In the unprimed frame you work out the equations in x&t for C' to be \(x' = \frac{x - vt}{\sqrt{1 - \frac{v^2}{c^2}}} \) AND \( x'= -v/c\) or \(x - vt = -\frac{v}{c} \sqrt{1 - \frac{v^2}{c^2}}\)
In the unprimed frame you work out the equations in x&t for M to be \(x=0\)
Then you solve this system of two equations to learn what the coordinates in x&t for the intersection K are: \(t = \frac{1}{c} \sqrt{1 - \frac{v^2}{c^2}}\) AND \(x=0\)
In the unprimed frame you work out the equations in x&t for T to be \(t = t(K) = \frac{1}{c} \sqrt{1 - \frac{v^2}{c^2}}\)
In the unprimed frame you work out the equations in x&t for L to be \(x - c t = 0\)
Then you solve this system of two equations to learn what the coordinates in x&t for the intersection P are: \(t = \frac{1}{c} \sqrt{1 - \frac{v^2}{c^2}}\) AND \( x = \sqrt{1 - \frac{v^2}{c^2}}\)
Finally you use the Lorentz Transformation to learn what the coordinates in x'&t' for the intersection P are: \(t' = \frac{t - \frac{v}{c^2} x}{\sqrt{1 - \frac{v^2}{c^2}}} = \frac{1}{c} - \frac{v}{c^2}\) AND \(x' = \frac{x - vt}{\sqrt{1 - \frac{v^2}{c^2}}} = 1 - \frac{v}{c}\)

Alternately:
In the primed frame you work out the equations in x'&t' for C' to be \( x'= -v/c\)
In the primed frame you work out the equations in x'&t' for M to be \(x=0\) and \(x = \frac{x' + vt'}{\sqrt{1 - \frac{v^2}{c^2}}} \) or \(x' + vt' = 0\)
Then you solve this system of two equations to learn what the coordinates in x'&t' for the intersection K are: \(t' = \frac{1}{c}\) AND \(x'= -v/c\)
In the primed frame you work out the equations in x'&t' for T to be \(t = t(K) \) AND \(t = \frac{t' + \frac{v}{c^2} x'}{\sqrt{1 - \frac{v^2}{c^2}}} \) AND \(t(K) = \frac{t'(K) + \frac{v}{c^2} x'(K)}{\sqrt{1 - \frac{v^2}{c^2}}} = \frac{ \frac{1}{c} + \frac{v}{c^2} \left(-\frac{v}{c}\right)}{\sqrt{1 - \frac{v^2}{c^2}}} = \frac{1}{c} \frac{1 - \frac{v^2}{c^2}}{\sqrt{1 - \frac{v^2}{c^2}}} = \frac{1}{c} \sqrt{1 - \frac{v^2}{c^2}}\) or \(t' + \frac{v}{c^2} x' = \frac{1}{c} - \frac{v^2}{c^3}\)
In the primed frame you work out the equations in x'&t' for L to be \(x' - c t' = 0\)
Then you solve this system of two equations to learn what the coordinates in x'&t' for the intersection P are: \(t' = \frac{1}{c} - \frac{v}{c^2}\) AND \( x' = 1 - \frac{v}{c}\)
Finally you use the inverse Lorentz Transformation to learn what the coordinates in x&t for the intersection P are: \(t = \frac{t' + \frac{v}{c^2} x'}{\sqrt{1 - \frac{v^2}{c^2}}} = \frac{1}{c} \sqrt{1 - \frac{v^2}{c^2}}\) AND \(x = \frac{x' + vt'}{\sqrt{1 - \frac{v^2}{c^2}}} = \sqrt{1 - \frac{v^2}{c^2}}\)

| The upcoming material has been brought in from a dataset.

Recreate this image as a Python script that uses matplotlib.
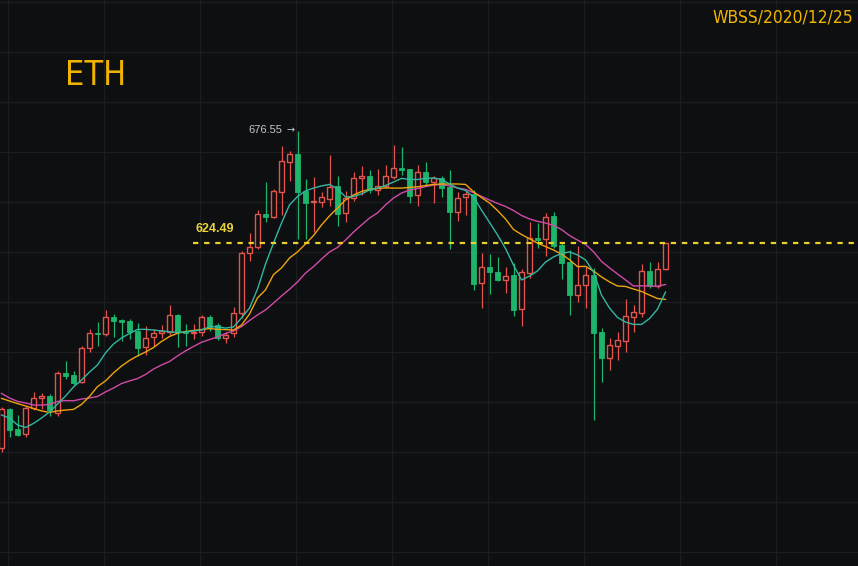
import matplotlib
matplotlib.use('Agg')
import matplotlib.pyplot as plt
from matplotlib.patches import Rectangle
import numpy as np

# ETH 4h candles
opens = [529.5, 547.7, 538.6, 536.0, 548.0, 552.7, 553.6, 545.6, 564.2, 563.3,
         560.2, 575.8, 583.1, 582.3, 590.2, 589.0, 588.5, 583.9, 576.2, 580.9,
         582.8, 583.4, 591.3, 583.5, 582.7, 583.2, 590.2, 586.6, 580.5, 582.7,
         592.1, 619.9, 622.7, 638.0, 636.8, 648.4, 662.3, 665.9, 648.9, 643.5,
         643.8, 645.0, 651.1, 638.4, 645.3, 654.6, 655.7, 649.2, 651.1, 655.4,
         659.4, 658.8, 646.7, 657.4, 653.1, 654.8, 650.8, 638.8, 645.8, 647.4,
         605.9, 613.7, 611.0, 607.5, 609.7, 593.9, 610.9, 626.8, 626.4, 637.2,
         623.7, 615.8, 600.5, 605.0, 609.8, 583.4, 571.5, 577.0, 579.4, 590.5,
         592.4, 611.7, 604.7, 612.5]
highs = [548.6, 548.2, 544.8, 549.1, 555.4, 554.9, 554.6, 565.4, 569.8, 565.3,
         577.1, 584.6, 588.0, 593.4, 591.7, 589.6, 589.3, 587.4, 586.2, 584.6,
         586.5, 595.9, 591.7, 587.2, 587.1, 591.3, 591.3, 587.4, 583.5, 595.1,
         621.1, 629.4, 639.9, 652.8, 649.5, 669.6, 667.4, 676.55, 654.3, 655.1,
         648.4, 665.4, 655.7, 648.8, 657.6, 660.4, 658.3, 659.0, 660.8, 670.1,
         669.0, 659.0, 660.8, 662.1, 655.7, 655.7, 658.5, 648.4, 648.9, 649.2,
         619.9, 619.4, 618.3, 613.7, 615.2, 612.5, 634.5, 634.1, 638.4, 639.2,
         625.2, 621.4, 623.3, 613.7, 612.9, 585.1, 580.7, 583.5, 598.5, 595.8,
         615.0, 615.7, 616.0, 624.6]
lows = [527.8, 534.7, 535.2, 534.5, 547.2, 547.5, 544.4, 544.4, 561.7, 558.8,
        559.7, 574.3, 577.0, 581.5, 581.2, 579.2, 580.1, 572.3, 572.5, 576.9,
        580.5, 581.9, 576.3, 577.0, 580.1, 581.5, 583.9, 579.7, 578.2, 581.2,
        589.9, 616.4, 621.7, 634.5, 636.2, 637.6, 653.4, 626.5, 626.5, 629.9,
        641.2, 641.8, 632.5, 634.6, 644.3, 646.7, 647.7, 646.9, 650.1, 654.5,
        656.2, 643.1, 641.8, 651.5, 643.3, 646.0, 621.7, 634.8, 637.6, 602.9,
        594.7, 600.9, 607.0, 601.3, 590.9, 586.2, 608.3, 622.2, 618.6, 622.3,
        607.8, 591.3, 597.4, 594.4, 542.6, 560.3, 565.8, 570.4, 574.3, 583.2,
        590.5, 603.6, 603.8, 612.1]
closes = [547.7, 538.1, 535.8, 548.0, 552.7, 553.6, 547.2, 564.2, 563.0, 559.9,
          575.8, 582.8, 582.3, 590.2, 588.6, 588.2, 583.6, 576.1, 580.8, 582.8,
          583.7, 591.1, 583.2, 582.8, 583.5, 590.2, 585.8, 580.5, 582.2, 592.2,
          619.9, 622.7, 638.0, 636.8, 648.8, 662.5, 665.9, 648.4, 643.3, 644.3,
          646.1, 650.8, 638.1, 645.4, 654.6, 655.7, 649.2, 651.3, 655.7, 659.3,
          658.5, 646.4, 657.4, 653.1, 654.6, 650.3, 638.8, 645.7, 647.4, 605.6,
          613.7, 611.0, 607.3, 609.5, 593.6, 611.0, 626.8, 626.0, 636.8, 623.3,
          615.5, 600.5, 605.2, 609.8, 583.1, 571.5, 577.4, 579.7, 590.8, 592.7,
          611.7, 604.7, 612.5, 624.49]

# moving average lines as drawn
ma_fast = [544.9, 543.5, 540.3, 539.1, 541.0, 543.5, 546.3, 550.0, 553.7, 557.9,
           561.1, 564.8, 568.1, 573.7, 577.8, 580.6, 582.7, 584.6, 584.6, 584.3,
           583.9, 583.5, 583.2, 583.4, 583.9, 584.3, 585.8, 585.8, 585.2, 585.7,
           589.9, 594.5, 603.3, 614.9, 624.6, 633.9, 642.3, 646.2, 648.8, 650.1,
           651.1, 651.8, 649.7, 646.0, 646.2, 647.4, 649.2, 650.1, 651.3, 652.9,
           654.6, 654.1, 654.1, 654.6, 654.8, 654.1, 652.0, 650.1, 649.0, 646.0,
           639.9, 634.2, 628.4, 622.1, 614.4, 607.5, 609.3, 611.7, 615.8, 618.2,
           619.8, 620.5, 619.1, 616.8, 611.2, 600.5, 594.5, 590.1, 588.0, 586.9,
           586.9, 589.6, 594.0, 601.9]
ma_mid = [552.6, 551.4, 550.2, 549.1, 547.9, 546.8, 546.1, 546.8, 547.2, 547.5,
          549.8, 553.5, 558.1, 560.7, 564.4, 567.6, 570.2, 572.3, 574.1, 576.2,
          579.0, 581.3, 582.8, 583.6, 584.1, 584.5, 585.0, 584.6, 584.5, 584.3,
          586.6, 591.7, 599.2, 602.9, 610.0, 613.1, 617.7, 620.5, 624.2, 628.1,
          633.0, 637.2, 640.9, 644.6, 646.9, 648.5, 649.5, 649.9, 650.2, 650.1,
          650.1, 650.4, 650.7, 651.3, 651.8, 652.0, 652.0, 652.0, 651.8, 648.4,
          645.7, 643.2, 639.7, 635.8, 630.9, 628.6, 626.6, 624.6, 623.0, 621.4,
          619.5, 616.9, 613.7, 613.8, 611.7, 608.9, 606.6, 604.7, 604.5, 603.3,
          602.2, 600.5, 598.9, 598.5]
ma_slow = [554.9, 552.8, 551.2, 550.5, 549.5, 549.5, 549.8, 551.2, 551.6, 551.5,
           552.3, 552.8, 553.5, 555.6, 557.4, 559.5, 560.7, 561.8, 563.7, 566.2,
           568.1, 569.7, 572.3, 574.6, 576.7, 578.6, 579.9, 581.1, 582.7, 583.9,
           585.9, 588.7, 591.3, 593.6, 596.8, 600.1, 603.2, 606.6, 610.7, 613.7,
           617.2, 620.5, 622.6, 626.0, 629.7, 633.0, 636.2, 638.6, 642.3, 645.5,
           647.8, 649.2, 649.9, 650.8, 651.5, 651.8, 651.1, 650.2, 649.5, 648.0,
           646.2, 644.6, 643.0, 641.6, 639.7, 637.4, 635.8, 634.7, 633.9, 632.8,
           630.9, 628.1, 626.0, 624.0, 620.6, 616.1, 613.1, 610.3, 607.5, 604.7,
           604.8, 604.7, 604.6, 605.4]

last_price = 624.49
high_price = 676.55
line_start = 24

bg = '#0e0f11'
grid_c = '#1b1d20'
up_c = '#e4544e'
down_c = '#1fb46c'
gold = '#f0b400'

fig = plt.figure(figsize=(8.58, 5.66), dpi=100, facecolor=bg)
ax = fig.add_axes([0, 0, 1, 1])
ax.set_facecolor(bg)

# pixel mapping of the original chart: x = 1.5 + 8*i, price = 737.3 - 0.4636*y
ax.set_xlim(-0.1875, 107.06)
ax.set_ylim(474.9, 737.3)

for k in range(10):
    ax.axvline(0.8125 + 12 * k, color=grid_c, lw=1, zorder=0)
for k in range(12):
    ax.axhline(736.37 - 23.18 * k, color=grid_c, lw=1, zorder=0)

x = np.arange(len(closes))
w = 0.55
min_h = 0.5
for i in x:
    o, h, l, c = opens[i], highs[i], lows[i], closes[i]
    if c >= o:
        ax.vlines(i, l, h, color=up_c, lw=0.9, zorder=2)
        ax.add_patch(Rectangle((i - w / 2, o), w, max(c - o, min_h),
                               facecolor=bg, edgecolor=up_c, lw=1, zorder=3))
    else:
        ax.vlines(i, l, h, color=down_c, lw=0.9, zorder=2)
        ax.add_patch(Rectangle((i - w / 2, c), w, max(o - c, min_h),
                               facecolor=down_c, edgecolor=down_c, lw=0.6, zorder=3))

ax.plot(x, ma_slow, color='#d14aa9', lw=1.0, zorder=4)
ax.plot(x, ma_mid, color='#eea30c', lw=1.0, zorder=4)
ax.plot(x, ma_fast, color='#33b7a2', lw=1.0, zorder=4)

# last price line
ax.plot([line_start - 0.05, 107.06], [last_price, last_price], color='#e8d12c',
        lw=1.6, ls=(0, (2.4, 2.6)), zorder=5)
ax.text(line_start + 0.2, last_price + 6.5, '%.2f' % last_price, color='#ecd33a',
        fontsize=9, fontweight='bold', family=['Liberation Sans', 'DejaVu Sans'],
        va='center', ha='left', zorder=6)
ax.text(30.8, high_price + 0.5, '%.2f' % high_price, color='#c4c7cc',
        fontsize=8, family=['Liberation Sans', 'DejaVu Sans'],
        va='center', ha='left', zorder=6)
ax.text(36.1, high_price + 0.3, '\u2192', color='#c4c7cc',
        fontsize=7, family=['DejaVu Sans'], va='center', ha='center', zorder=6)

fig.text(65 / 858, 1 - 75 / 566, 'ETH', color=gold, fontsize=24.5,
         family=['DejaVu Sans'], fontstretch='condensed', va='center', ha='left')
fig.text(853 / 858, 1 - 17 / 566, 'WBSS/2020/12/25', color=gold, fontsize=12.5,
         family=['DejaVu Sans'], fontstretch='condensed', va='center', ha='right')

ax.set_xticks([])
ax.set_yticks([])
for s in ax.spines.values():
    s.set_visible(False)

fig.savefig('out.png', dpi=100, facecolor=bg)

There is nothing mysterious in saying T and T' are different lines, so if you don't ignore RoS in the question, then you will know which one to use. Then you get only the correct answer out. Because Banks implicitly treated t=t(K) and t'=t'(K) as the same condition, even at places not co-located at K, then he doomed himself to failure: the failure to understand SR.

[Mod note: chinglu is warned a third time not to post pseudoscience in the main science forums.]
As used here, the LT doesn't change geometric vectors, but provides alternate algebraic coordinates for them.
As used here, vectors subject to the LT are necessarily space-time vectors, a fact Andrew Banks frequently forgets.

 

you did not answer.

Given M and C' are co-located does LT give the correct position of light in the primed frame yes or no.
put the answer right here and prove your answer under SR.

 

Oh, can you prove any calculation i made that is not SR.

Write the proof out here step by step for everyone.

and write out any math calculation made in the paper that is false. That means prove it.

So show everyone any math in the paper that is wrong. Otherwise, you will confess all math in the paper is true.

http://article.sapub.org/10.5923.j.ijtmp.20160602.02.html

 

We've all already seen that the math is wrong.